In simple prose, she narrates the stories of ten people who suddenly and dramatically changed the route map of their lives. The motivation to profile these people came from within. After 15 years of holding high-paying corporate jobs, Rajeshwari — an alumnus of IIM, Ahmedabad — took a one-year sabbatical to explore the possibility of a new career.
“I decided that I could make use of the break to write about people making mid-life career switches,” says Rajeshwari. “I travelled around the country and met these people.” When the sabbatical ended, she did not return to the corporate world; she took up teaching. Now a professor of management at Chennai Business School, she talks and writes about the subject at various forums.
The strength of this book lies in its unpretentiousness and anecdotal richness. With insightful quotes from the ten punctuating the commentary, the reader often gets a peek into the state of their minds when they made those brave choices.

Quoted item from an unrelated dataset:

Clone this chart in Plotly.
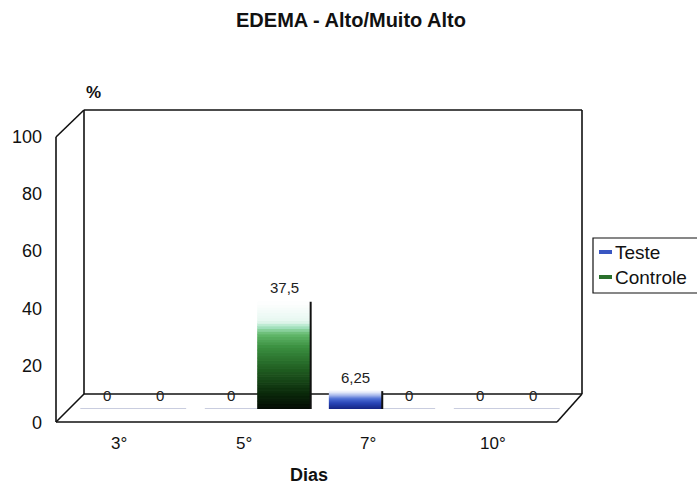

When Anand Dharamaraj turned his back on his career in chip designing at 40 and started “indiMotord Adventures”, a motorcycle tours company, he knew he was saying goodbye to wads of greenbacks. “As far as the money is concerned, personally I don't miss it because I feel I have found my calling in this venture. Also since I had planned my exit for sometime, I was better prepared financially. I strongly believe that inadequate income in the early stages should never be the reason for anyone not to pursue their passion,” says Anand.
The ten profiles present a diversity that lends the book part of its charm. Each had at least one different reason to make the mid-life career switch. For example, Srividya Viswanathan, a graduate from IIM, Bangalore, gave up her corporate career and chose to establish AIKYA, a day-care centre for senior citizens. Through this move, she found the right balance between family (which includes three children) and work. The choice of running this day-care centre was randomly made. From a young age, she nursed a desire to start an old age home.
“My Life My Choice”, published by Macmillan, has charming simplicity, has a foreword by Capt. Gopinath and is just 150 pages, on the downside, certain portions would read better with some tight editing.